WRITTEN REQUEST →
Exactly retype the opening line of the entries and every line after it, ending with the line that contains "at (894,839)[dbox,minimum width=5.84cm,minimum". Skip all pictures.

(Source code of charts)

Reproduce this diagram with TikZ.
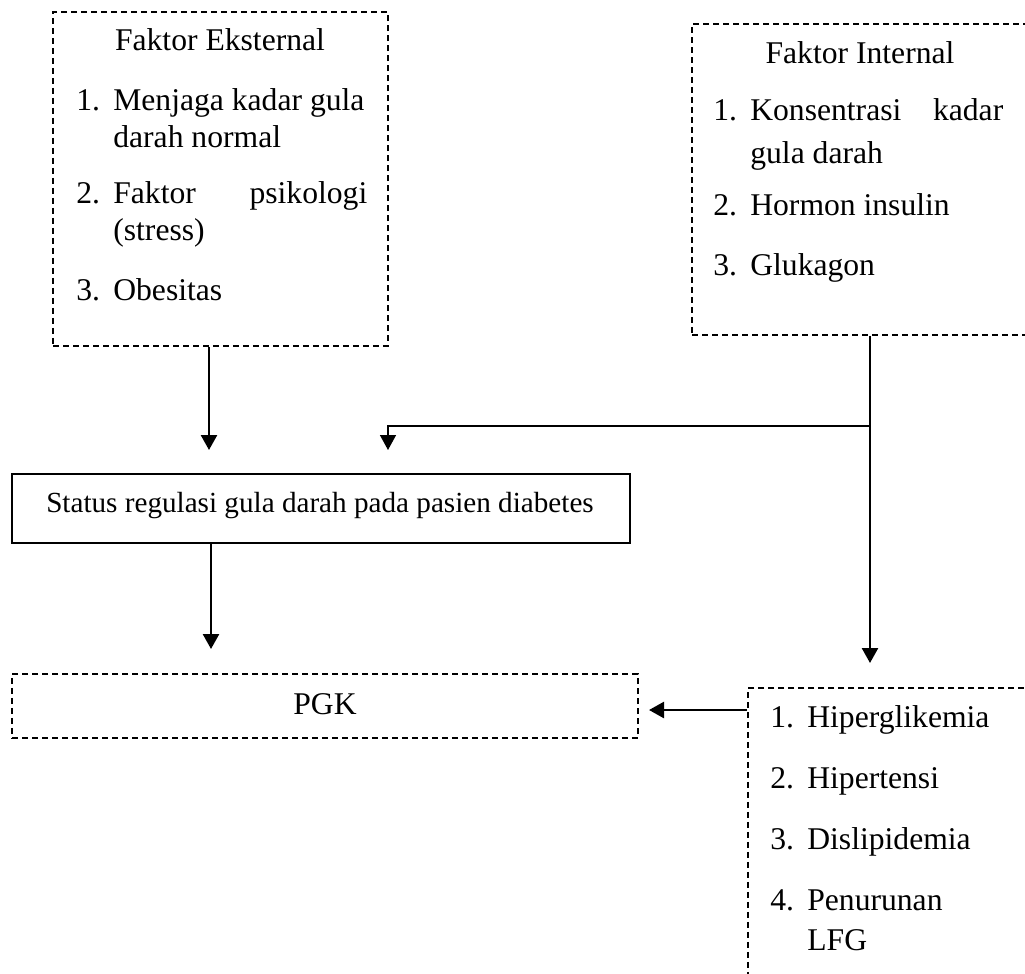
\documentclass[tikz,border=0pt]{standalone}
\usepackage{fontspec}
\setmainfont{Liberation Serif}
\usetikzlibrary{arrows.meta}

\tikzset{
  dbox/.style={draw,dash pattern=on 0.12cm off 0.08cm,line width=0.034cm},
  sbox/.style={draw,line width=0.045cm},
  txt/.style={anchor=base west,inner sep=0pt,font=\fontsize{18}{21}\selectfont},
  ctxt/.style={anchor=base,inner sep=0pt,font=\fontsize{18}{21}\selectfont},
  arr/.style={-{Triangle[length=0.3cm,width=0.32cm]},line width=0.05cm}
}
\newcommand{\nr}[1]{\makebox[0.74cm][l]{#1}}

\begin{document}
\begin{tikzpicture}[x=0.02cm,y=-0.02cm]
\clip (0,0) rectangle (1025,974);

\node(eks) at (220.5,179)[dbox,minimum width=6.7cm,minimum height=6.68cm]{};
\node(int) at (866,179.5)[dbox,minimum width=6.96cm,minimum height=6.22cm]{};
\node(stat) at (321,508.5)[sbox,minimum width=12.36cm,minimum height=1.38cm]{};
\node(pgk) at (325,706)[dbox,minimum width=12.52cm,minimum height=1.28cm]{};
\node(risk) at (894,839)[dbox,minimum width=5.84cm,minimum height=6.04cm]{};

\node(eksjudul) at (220,50)[ctxt]{Faktor Eksternal};
\node(eks1) at (76,110)[txt]{\nr{1.}Menjaga kadar gula};
\node(eks1b) at (113,147)[txt]{darah normal};
\node(eks2) at (76,203)[txt]{\nr{2.}\makebox[5.08cm][s]{Faktor psikologi}};
\node(eks2b) at (113,240)[txt]{(stress)};
\node(eks3) at (76,300)[txt]{\nr{3.}Obesitas};

\node(intjudul) at (860,63)[ctxt]{Faktor Internal};
\node(int1) at (713,120)[txt]{\nr{1.}\makebox[5.06cm][s]{Konsentrasi kadar}};
\node(int1b) at (750,163)[txt]{gula darah};
\node(int2) at (713,215)[txt]{\nr{2.}Hormon insulin};
\node(int3) at (713,275)[txt]{\nr{3.}Glukagon};

\node(stattxt) at (320,512)[ctxt,font=\fontsize{16.6}{20}\selectfont]{Status regulasi gula darah pada pasien diabetes};
\node(pgktxt) at (325,714)[ctxt]{PGK};

\node(risk1) at (770,727)[txt]{\nr{1.}Hiperglikemia};
\node(risk2) at (770,788)[txt]{\nr{2.}Hipertensi};
\node(risk3) at (770,849)[txt]{\nr{3.}Dislipidemia};
\node(risk4) at (770,910)[txt]{\nr{4.}Penurunan};
\node(risk4b) at (807,950)[txt]{LFG};

\coordinate(eksin) at (209,450);
\coordinate(intin) at (388,450);
\coordinate(cabang) at (870,426);
\coordinate(riskin) at (870,663);
\coordinate(statout) at (211,649);
\coordinate(pgkin) at (649,710);

\draw[arr] (eks.south -| eksin) -- (eksin);
\draw[arr] (int.south -| cabang) -- (riskin);
\draw[arr,line width=0.03cm] (cabang) -| (intin);
\draw[arr] (stat.south -| statout) -- (statout);
\draw[arr] (risk.west |- pgkin) -- (pgkin);

\end{tikzpicture}
\end{document}
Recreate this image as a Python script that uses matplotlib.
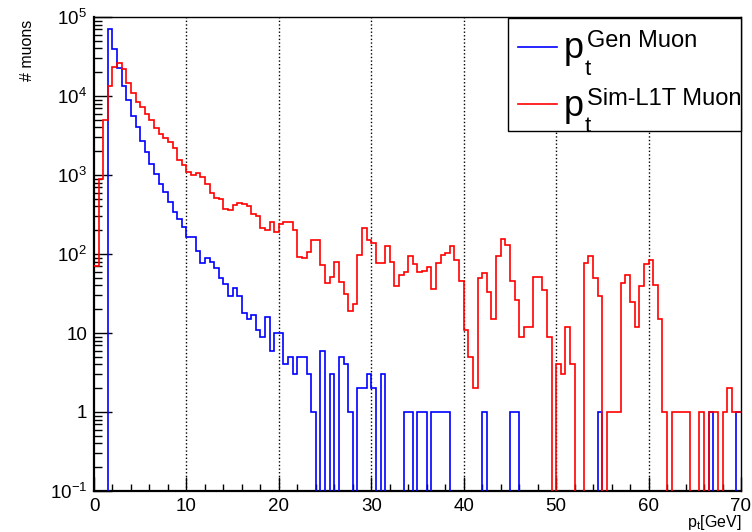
import numpy as np
import matplotlib
matplotlib.use("Agg")
import matplotlib.pyplot as plt
from matplotlib.ticker import FixedLocator, NullFormatter, LogLocator, MultipleLocator
from matplotlib.patches import Rectangle
from matplotlib.lines import Line2D

plt.rcParams['font.family'] = ['Liberation Sans', 'DejaVu Sans']
plt.rcParams['mathtext.fontset'] = 'custom'
plt.rcParams['mathtext.rm'] = 'Liberation Sans'
plt.rcParams['mathtext.it'] = 'Liberation Sans'

# binning: 140 bins of 0.5 GeV from 0 to 70
pt_low, pt_high, nbins = 0.0, 70.0, 140

# gen muon pt histogram (blue)
gen_counts = [
    0, 0, 0, 70000, 39000, 22400, 13400, 8900, 5600, 4000,
    2700, 1960, 1370, 1030, 760, 615, 450, 345, 280, 220,
    166, 166, 110, 76, 90, 80, 66, 49, 42, 29,
    37, 29, 18, 15, 17, 11, 9, 16, 6, 10,
    10, 4, 5, 3, 5, 5, 3, 1, 0, 6,
    0, 3, 0, 5, 4, 1, 0, 2, 2, 3,
    2, 0, 3, 0, 0, 0, 0, 1, 1, 0,
    1, 1, 0, 1, 1, 1, 1, 0, 0, 0,
    0, 0, 0, 0, 1, 0, 0, 0, 0, 0,
    1, 1, 0, 0, 0, 0, 0, 0, 0, 0,
    0, 0, 0, 0, 0, 0, 0, 0, 0, 1,
    0, 0, 0, 0, 0, 0, 0, 0, 0, 0,
    0, 0, 0, 0, 0, 0, 0, 0, 0, 0,
    0, 0, 0, 1, 0, 0, 0, 0, 0, 1,
]

# sim-L1T muon pt histogram (red)
sim_counts = [
    70, 880, 5000, 13400, 23500, 26500, 21700, 14800, 10800, 8300,
    7300, 6000, 5000, 3900, 3300, 2900, 2600, 2170, 1550, 1350,
    1100, 1000, 1070, 950, 760, 590, 505, 490, 370, 360,
    415, 445, 430, 405, 317, 307, 213, 200, 257, 188,
    240, 254, 254, 200, 92, 89, 107, 150, 150, 72,
    43, 51, 80, 44, 31, 19, 23, 98, 215, 150,
    138, 76, 76, 126, 80, 39, 54, 59, 93, 74,
    59, 61, 69, 36, 76, 98, 102, 127, 83, 45,
    11, 5, 2, 49, 58, 33, 15, 94, 155, 129,
    46, 26, 9, 12, 12, 51, 51, 35, 9, 0,
    4, 3, 12, 4, 0, 0, 78, 93, 50, 29,
    0, 1, 1, 1, 43, 54, 25, 12, 39, 74,
    85, 41, 15, 1, 0, 1, 1, 1, 1, 0,
    0, 1, 0, 1, 1, 0, 1, 2, 1, 1,
]

ytick_vals = [0.1, 1, 10, 100, 1000, 10000, 100000]
ytick_labels = [r'$10^{-1}$', '1', '10', r'$10^{2}$', r'$10^{3}$', r'$10^{4}$', r'$10^{5}$']

edges = np.linspace(pt_low, pt_high, nbins + 1)
gen = np.array(gen_counts, dtype=float)
sim = np.array(sim_counts, dtype=float)
# empty bins drop below the axis, like ROOT does
gen[gen <= 0] = 1e-3
sim[sim <= 0] = 1e-3

W, H = 752, 532
fig = plt.figure(figsize=(W / 100, H / 100), dpi=100)
ax = fig.add_axes([94 / W, 1 - 491 / H, (741 - 94) / W, (491 - 17) / H])

for g in range(10, 70, 10):
    ax.axvline(g, color='black', lw=1.0, ls=(0, (1, 1.6)), zorder=1)

ax.stairs(gen, edges, baseline=None, color='#0000ff', lw=1.2, zorder=3)
ax.stairs(sim, edges, baseline=None, color='#ff0000', lw=1.2, zorder=3)

ax.set_yscale('log')
ax.set_xlim(pt_low, pt_high)
ax.set_ylim(0.1, 1e5)

ax.xaxis.set_major_locator(MultipleLocator(10))
ax.xaxis.set_minor_locator(MultipleLocator(2))
ax.yaxis.set_major_locator(FixedLocator(ytick_vals))
ax.set_yticklabels(ytick_labels)
ax.yaxis.set_minor_locator(LogLocator(base=10, subs=np.arange(2, 10)))
ax.yaxis.set_minor_formatter(NullFormatter())

ax.tick_params(axis='both', which='both', direction='in', top=False, right=False,
               labelsize=13.5, width=1.0, colors='black')
ax.tick_params(axis='x', which='major', length=10, pad=5)
ax.tick_params(axis='x', which='minor', length=5)
ax.tick_params(axis='y', which='major', length=13, pad=5)
ax.tick_params(axis='y', which='minor', length=6)
for s in ax.spines.values():
    s.set_linewidth(1.0)
ax.spines['bottom'].set_linewidth(1.6)
ax.spines['left'].set_linewidth(1.6)

fig.text(28 / W, 1 - 20 / H, '# muons', rotation=90, ha='center', va='top', fontsize=11.5)
fig.text(741 / W, 1 - 527 / H, r'$\mathregular{p_{t}[GeV]}$', ha='right', va='baseline', fontsize=11.5)

# legend box drawn by hand, inside the axes so its text can be clipped at the frame
tf = fig.transFigure
box = Rectangle((508 / W, 1 - 131 / H), (741 - 508) / W, (131 - 18) / H,
                transform=tf, facecolor='white', edgecolor='black', lw=1.0, zorder=10,
                clip_on=False)
ax.add_patch(box)
entries = [('#0000ff', 'Gen Muon', 47, 58, 75), ('#ff0000', 'Sim-L1T Muon', 104, 116, 132)]
for col, sup, yline, ybase, ysub in entries:
    ax.add_line(Line2D([518 / W, 557 / W], [1 - yline / H, 1 - yline / H],
                       transform=tf, color=col, lw=1.2, zorder=11, clip_on=False))
    ax.text(564 / W, 1 - ybase / H, 'p', fontsize=26, ha='left', va='baseline',
            transform=tf, zorder=11, clip_on=False)
    ax.text(585 / W, 1 - ysub / H, 't', fontsize=16, ha='left', va='baseline',
            transform=tf, zorder=11, clip_on=False)
    ax.text(587 / W, 1 - (ybase - 11) / H, sup, fontsize=17, ha='left', va='baseline',
            transform=tf, zorder=11, clip_on=True)

fig.savefig('out.png', dpi=100)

IN RESPONSE →
Reproduce this diagram with TikZ.
\documentclass[tikz,border=0pt]{standalone}
\usepackage{fontspec}
\setmainfont{Liberation Serif}
\usetikzlibrary{arrows.meta}

\tikzset{
  dbox/.style={draw,dash pattern=on 0.12cm off 0.08cm,line width=0.034cm},
  sbox/.style={draw,line width=0.045cm},
  txt/.style={anchor=base west,inner sep=0pt,font=\fontsize{18}{21}\selectfont},
  ctxt/.style={anchor=base,inner sep=0pt,font=\fontsize{18}{21}\selectfont},
  arr/.style={-{Triangle[length=0.3cm,width=0.32cm]},line width=0.05cm}
}
\newcommand{\nr}[1]{\makebox[0.74cm][l]{#1}}

\begin{document}
\begin{tikzpicture}[x=0.02cm,y=-0.02cm]
\clip (0,0) rectangle (1025,974);

\node(eks) at (220.5,179)[dbox,minimum width=6.7cm,minimum height=6.68cm]{};
\node(int) at (866,179.5)[dbox,minimum width=6.96cm,minimum height=6.22cm]{};
\node(stat) at (321,508.5)[sbox,minimum width=12.36cm,minimum height=1.38cm]{};
\node(pgk) at (325,706)[dbox,minimum width=12.52cm,minimum height=1.28cm]{};
\node(risk) at (894,839)[dbox,minimum width=5.84cm,minimum height=6.04cm]{};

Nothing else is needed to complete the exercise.